I stood up. The animal stopped and lifted it's head. Hello Mr. Bear, my name is....


I was 20 yards from the bear, with nothing between us. I immediately started to yell and wave my arms over my head. The bear just looked at me with a puzzled look. I wondered if he was determining if my smell was something good or bad to eat. I started to wonder what to do next, and then he turned and bolted back the way he'd come.

I started down the steep hill in the opposite direction, with my arms shaking and my legs feeling like Jello. I eventually made it out of the woods alive.



I killed a spike elk that evening, in a completely different area.


----------



## bowgy (Oct 10, 2007)

Hey PBH, you know the unwritten rule..... where's the Pics


----------



## JuddCT (Sep 7, 2007)

It is a very scary/strange feeling knowing something else is stalking you while you are stalking elk/deer/turkeys.

This spring we were hunting turkeys and got in to a lot of them. We sat down and started calling and up the trail following our tracks came a cougar, it was scary to think about how much he just sat and watched pondering whether or not to attack.

Another instance was similar to your bear, it was down in the LaSal area and a big boar came down to use (we just watched) as it sniffed the air and got closer). I felt a little safer as there were three of us with two 30-06s and a 7mm Mag, but still an eery feeling.


----------



## bwhntr (Sep 12, 2007)

Awesome...Good thing nobody told Mr. Bear, PBH=Peanut Butter and Honey. 

btw, tell us more about the spike.


----------



## wyoming2utah (Sep 12, 2007)

bwhntr said:


> btw, tell us more about the spike.


PBH can tell the story...but, the EPEK broadhead seemed to work great! Huge blood trail and great entry and exit wounds..lots of blood.


----------



## bwhntr (Sep 12, 2007)

Great to hear!


----------



## Bo0YaA (Sep 29, 2008)

Way cool story, I can only imagine how many times you looked over your shoulder on the way out lol.


----------



## dkhntrdstn (Sep 7, 2007)

Great story there. Glad the bear did not want to eat you.


----------



## PBH (Nov 7, 2007)

I'll put up another post with pics and a quick story.


----------



## .45 (Sep 21, 2007)

> *I immediately started to yell and wave my arms over my head.*


There ya go PBH....harrassing our wildlife!! 

Congrats on the elk!


----------



## JERRY (Sep 30, 2007)

Congratulations! Fine looking animal. Not so sure about the hunter though.


----------



## Mountain Time (Sep 24, 2007)

Funny thing is I ran into that exact bear later in the day and he told me how some guy was hiding behind a boulder and jumped out yelling and screaming. He said it scared the crap out of him!!!!


----------



## Bo0YaA (Sep 29, 2008)

Mountain Time said:


> Funny thing is I ran into that exact bear later in the day and he told me how some guy was hiding behind a boulder and jumped out yelling and screaming.
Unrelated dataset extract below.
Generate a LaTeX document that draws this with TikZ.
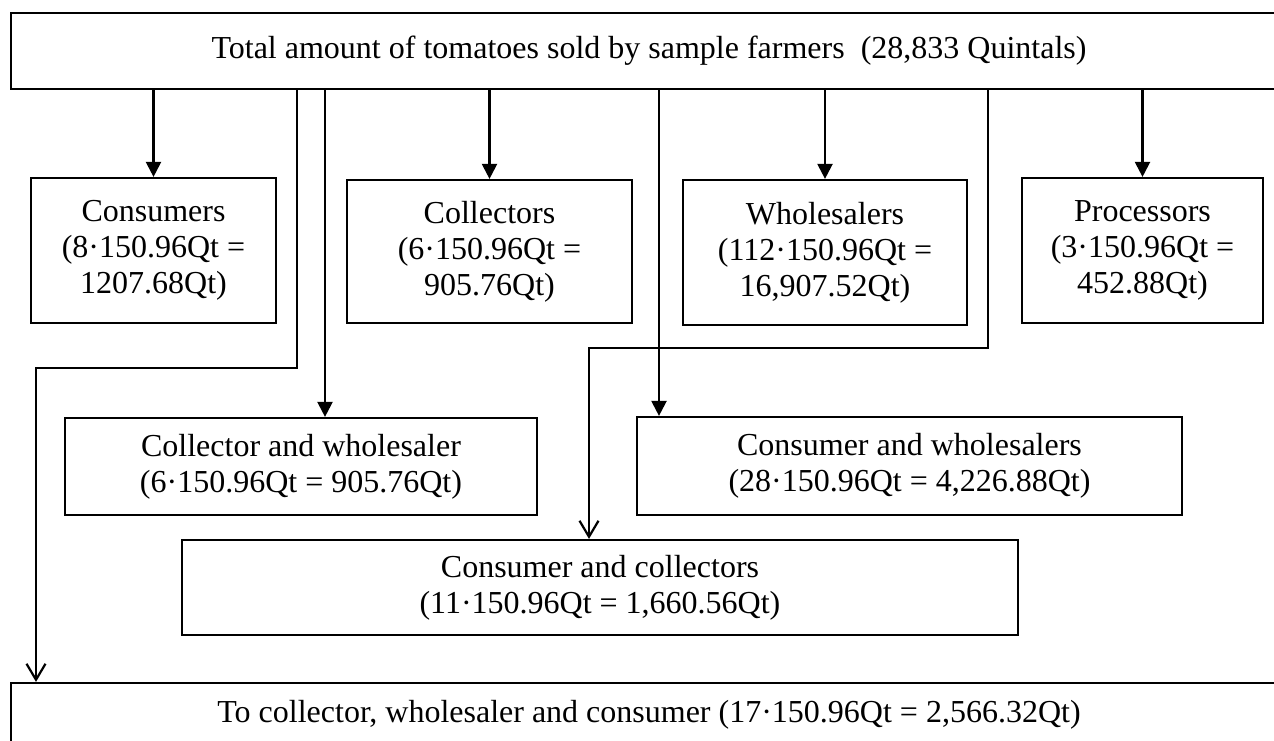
\documentclass[tikz,border=0pt]{standalone}
\usepackage{fontspec}
\setmainfont{Liberation Serif}
\usetikzlibrary{arrows.meta}
\tikzset{
  box/.style={draw=black, line width=2.2pt, rectangle, inner sep=0pt, align=center,
    font=\fontsize{32}{36}\selectfont},
  arr/.style={draw=black, line width=2.2pt, -{Triangle[length=15pt,width=15pt]}},
  openarr/.style={draw=black, line width=2.2pt, -{Straight Barb[length=16pt,width=19pt]}},
}
\begin{document}
\begin{tikzpicture}[x=1pt,y=-1pt]
\useasboundingbox (0,0) rectangle (1274,740);
\clip (0,0) rectangle (1274,740);
\fill[white] (0,0) rectangle (1274,740);

\node[box, minimum width=1276pt, minimum height=76pt] (top) at (649,51)
  {Total amount of tomatoes sold by sample farmers\ \ (28,833 Quintals)};

\node[box, minimum width=245pt, minimum height=145pt] (cons) at (153.5,250.5)
  {Consumers\\(8·150.96Qt =\\1207.68Qt)};
\node[box, minimum width=285pt, minimum height=143pt] (coll) at (489.5,251.5)
  {Collectors\\(6·150.96Qt =\\905.76Qt)};
\node[box, minimum width=284pt, minimum height=145pt] (whol) at (825,252.5)
  {Wholesalers\\(112·150.96Qt =\\16,907.52Qt)};
\node[box, minimum width=241pt, minimum height=145pt] (proc) at (1142.5,250.5)
  {Processors\\(3·150.96Qt =\\452.88Qt)};

\node[box, minimum width=472pt, minimum height=97pt] (cw) at (301,466.5)
  {Collector and wholesaler\\(6·150.96Qt = 905.76Qt)};
\node[box, minimum width=545pt, minimum height=98pt] (cws) at (909.5,466)
  {Consumer and wholesalers\\(28·150.96Qt = 4,226.88Qt)};
\node[box, minimum width=836pt, minimum height=95pt] (cc) at (600,587.5)
  {Consumer and collectors\\(11·150.96Qt = 1,660.56Qt)};

\node[box, minimum width=1276pt, minimum height=63pt] (bot) at (649,714.5)
  {To collector, wholesaler and consumer (17·150.96Qt = 2,566.32Qt)};

% straight arrows to the first row
\draw[arr] (top.south -| cons.north) -- (cons.north);
\draw[arr] (top.south -| coll.north) -- (coll.north);
\draw[arr] (top.south -| whol.north) -- (whol.north);
\draw[arr] (top.south -| proc.north) -- (proc.north);

% routed connectors
\coordinate (b1) at (297,368);
\coordinate (b2) at (36,368);
\draw[openarr] (top.south -| b1) -- (b1) -- (b2) -- (b2 |- bot.north);

\coordinate (c1) at (325,400);
\draw[arr] (top.south -| c1) -- (c1 |- cw.north);

\coordinate (d1) at (659,400);
\draw[arr] (top.south -| d1) -- (d1 |- cws.north);

\coordinate (e1) at (988,348);
\coordinate (e2) at (589,348);
\draw[openarr] (top.south -| e1) -- (e1) -- (e2) -- (e2 |- cc.north);
\end{tikzpicture}
\end{document}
He said it scared the crap out of him!!!!


LOL nice!!


----------



## Bears Butt (Sep 12, 2007)

PBH it looks like you lost a little weight. Did you have to clean out your drawers when you got back to the camp?


----------



## PBH (Nov 7, 2007)

lost weight?

I'll admit, I was shaking after the encounter. But I've been the same weight since I graduated high school nearly 20 years ago!

(FWIW -- somehow I lost the TP out of my pack. I actually looked for it just a few minutes prior to seeing the bear. Good thing it was gone, or the bear might have caught me with my pants down!)


----------



## hoghunter011583 (Jul 21, 2008)

Geez that is scary!! This is why I carry bear mace. I know you guys can laugh all you want but if you would have had some mace I'll bet you would have felt like you had a chance!!


----------